9 Ways to Care for the Michigan Caregiver
What can you do to care for the caregiver? Here are 9 ways you can help:
Being a caregiver for a family member or senior loved one who lives with a chronic illness or a life-limiting disease is a tough job. So difficult, in fact, that caregivers often end up in a health crisis of their own. If someone you love is a caregiver for someone they love, you may be concerned about the toll the responsibilities are taking on them.
- Buy them a journal and encourage them to use it every night. Even spending a few minutes venting their frustrations and fears can help to decrease their stress.
- If you live close enough, make time to exercise with them. Take a walk together a few times a week or sit with the person they care for so they can swim at the local fitness club or take a yoga class.
- Help them eat a balanced diet. Maybe you can prepare healthy meals for them to freeze and use or bring them a vegetable tray each week? If you live too far away, you might be able to find a restaurant or market near their home that will do this for you. Think creatively about how you can help make eating healthy easier for them.
- Keep in touch with them.
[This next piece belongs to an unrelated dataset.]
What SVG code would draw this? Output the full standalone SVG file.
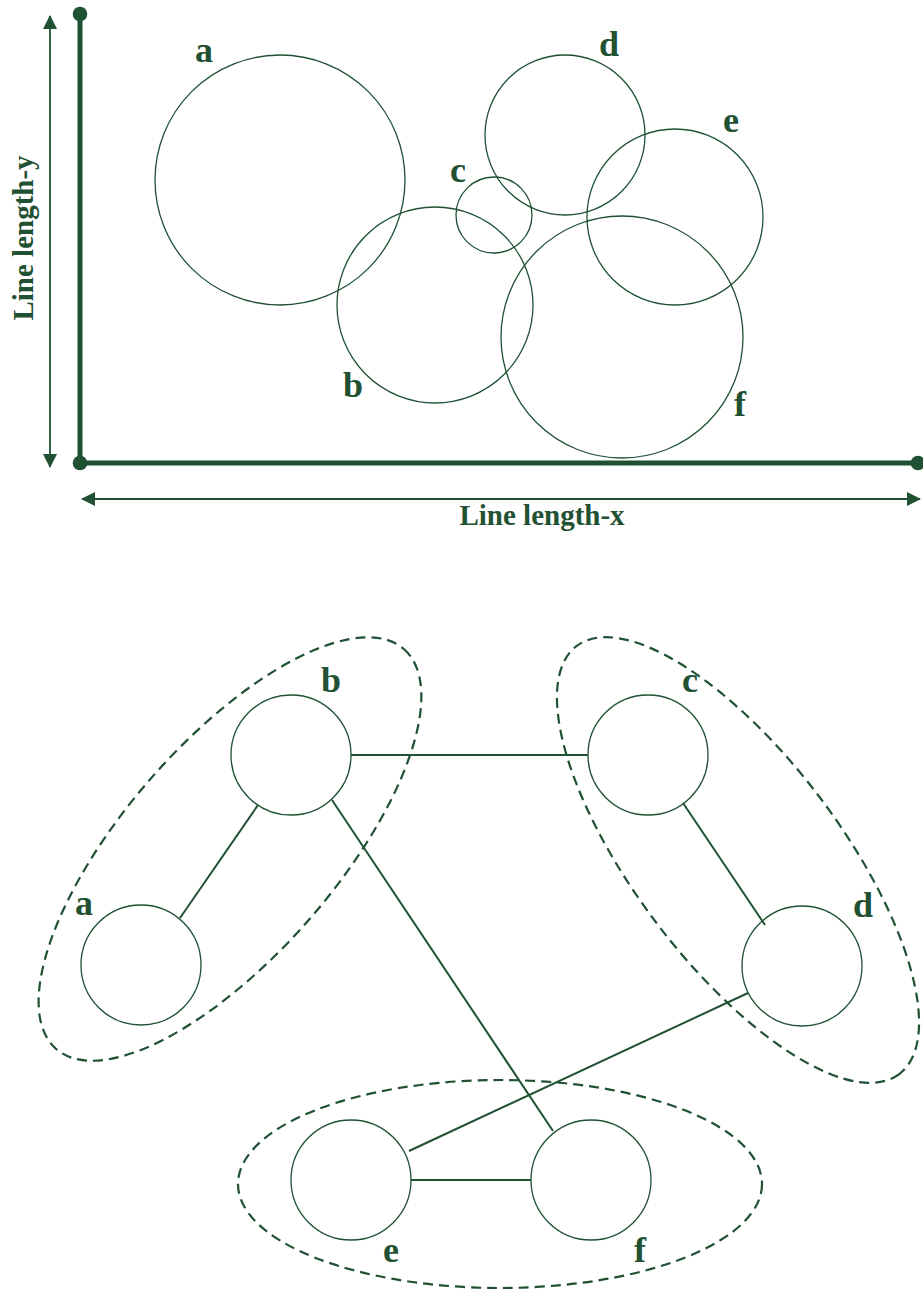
<svg xmlns="http://www.w3.org/2000/svg" width="923" height="1301" viewBox="0 0 923 1301">
<style>
.c{fill:none;stroke:#1f5132;stroke-width:1.3}
.ax{stroke:#1f5132;stroke-width:5;fill:none}
.dot{fill:#1f5132}
.ar{stroke:#1f5132;stroke-width:1.8;fill:none}
.lb{font-family:"Liberation Serif",serif;font-weight:bold;font-size:36px;fill:#1f5132}
.tt{font-family:"Liberation Serif",serif;font-weight:bold;font-size:29px;fill:#1f5132}
.grp{fill:none;stroke:#1f5132;stroke-width:2.2;stroke-dasharray:10 6}
.e{stroke:#1f5132;stroke-width:2;fill:none}
</style>
<defs>
<marker id="ah" viewBox="0 0 14 14" refX="13" refY="7" markerWidth="14" markerHeight="14" markerUnits="userSpaceOnUse" orient="auto-start-reverse">
<path d="M0,0 L14,7 L0,14 Z" fill="#1f5132"/>
</marker>
</defs>
<rect width="923" height="1301" fill="#ffffff"/>
<g id="axes">
<line class="ax" x1="80" y1="14" x2="80" y2="463"/>
<line class="ax" x1="80" y1="463" x2="918" y2="463"/>
<circle class="dot" cx="80" cy="14" r="7.3"/>
<circle class="dot" cx="80" cy="463" r="7.3"/>
<circle class="dot" cx="918" cy="463" r="7.3"/>
<line class="ar" x1="50" y1="16" x2="50" y2="467" marker-start="url(#ah)" marker-end="url(#ah)"/>
<line class="ar" x1="82" y1="499" x2="920" y2="499" marker-start="url(#ah)" marker-end="url(#ah)"/>
<text class="tt" transform="translate(33,238) rotate(-90)" text-anchor="middle">Line length-y</text>
<text class="tt" x="542" y="525" text-anchor="middle">Line length-x</text>
</g>
<g id="top-a"><circle class="c" cx="280" cy="180" r="125"/><text class="lb" x="204" y="62" text-anchor="middle">a</text></g>
<g id="top-b"><circle class="c" cx="435" cy="305" r="98"/><text class="lb" x="353" y="397" text-anchor="middle">b</text></g>
<g id="top-c"><circle class="c" cx="494" cy="215" r="38"/><text class="lb" x="458" y="182" text-anchor="middle">c</text></g>
<g id="top-d"><circle class="c" cx="565" cy="135" r="80"/><text class="lb" x="609" y="56" text-anchor="middle">d</text></g>
<g id="top-e"><circle class="c" cx="675" cy="217" r="88"/><text class="lb" x="731" y="132" text-anchor="middle">e</text></g>
<g id="top-f"><circle class="c" cx="622" cy="337" r="121"/><text class="lb" x="740" y="416" text-anchor="middle">f</text></g>
<g id="groups">
<ellipse class="grp" cx="230" cy="849" rx="265" ry="106" transform="rotate(-49 230 849)"/>
<ellipse class="grp" cx="738" cy="860" rx="268" ry="103" transform="rotate(53 738 860)"/>
<ellipse class="grp" cx="500" cy="1184" rx="262" ry="104"/>
</g>
<g id="connectors">
<line class="e" x1="351" y1="755" x2="588" y2="755"/>
<line class="e" x1="258" y1="805" x2="180" y2="918"/>
<line class="e" x1="332" y1="800" x2="553" y2="1131"/>
<line class="e" x1="683" y1="803" x2="765" y2="925"/>
<line class="e" x1="748" y1="993" x2="409" y2="1151"/>
<line class="e" x1="411" y1="1180" x2="531" y2="1180"/>
</g>
<g id="node-a"><circle class="c" cx="141" cy="965" r="60"/><text class="lb" x="84" y="915" text-anchor="middle">a</text></g>
<g id="node-b"><circle class="c" cx="291" cy="755" r="60"/><text class="lb" x="331" y="692" text-anchor="middle">b</text></g>
<g id="node-c"><circle class="c" cx="648" cy="755" r="60"/><text class="lb" x="690" y="692" text-anchor="middle">c</text></g>
<g id="node-d"><circle class="c" cx="802" cy="966" r="60"/><text class="lb" x="863" y="917" text-anchor="middle">d</text></g>
<g id="node-e"><circle class="c" cx="351" cy="1180" r="60"/><text class="lb" x="391" y="1262" text-anchor="middle">e</text></g>
<g id="node-f"><circle class="c" cx="591" cy="1180" r="60"/><text class="lb" x="640" y="1262" text-anchor="middle">f</text></g>
</svg>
One of the most challenging parts of being a caregiver is staying connected with friends and family. The isolation many caregivers encounter can lead to depression. Use phone calls, email, and Skype to stay in touch.
- Investigate options for respite care for them. A caregiver may realize they need a break on a regular basis, but not have the time or energy to explore what is available. Do that for them by calling local assisted living communities, in-home care providers or the local agency on aging to learn more about respite.
- Encourage them to say “no”. Setting boundaries can be difficult for a caregiver to do, but it is one of the best ways to help them juggle their responsibilities and stay healthy in the long run.
- Help them find a support group. The best option may be to connect with an online group of their peers. That can help them as much as an in-person meeting. The Family Caregiver Alliance is a great place to begin looking.
- Bring on the fun! Coordinate a monthly outing for them. Maybe dinner and a movie or a trip to the art museum. Whatever hobbies and interests they enjoy, help make sure they have a little fun.
- Listen. This may be one of the most important things you can do. Caregiving is not only physically exhausting; it is mentally and emotionally draining. Make sure your loved one knows they can call you to vent or when they need a shoulder to cry on.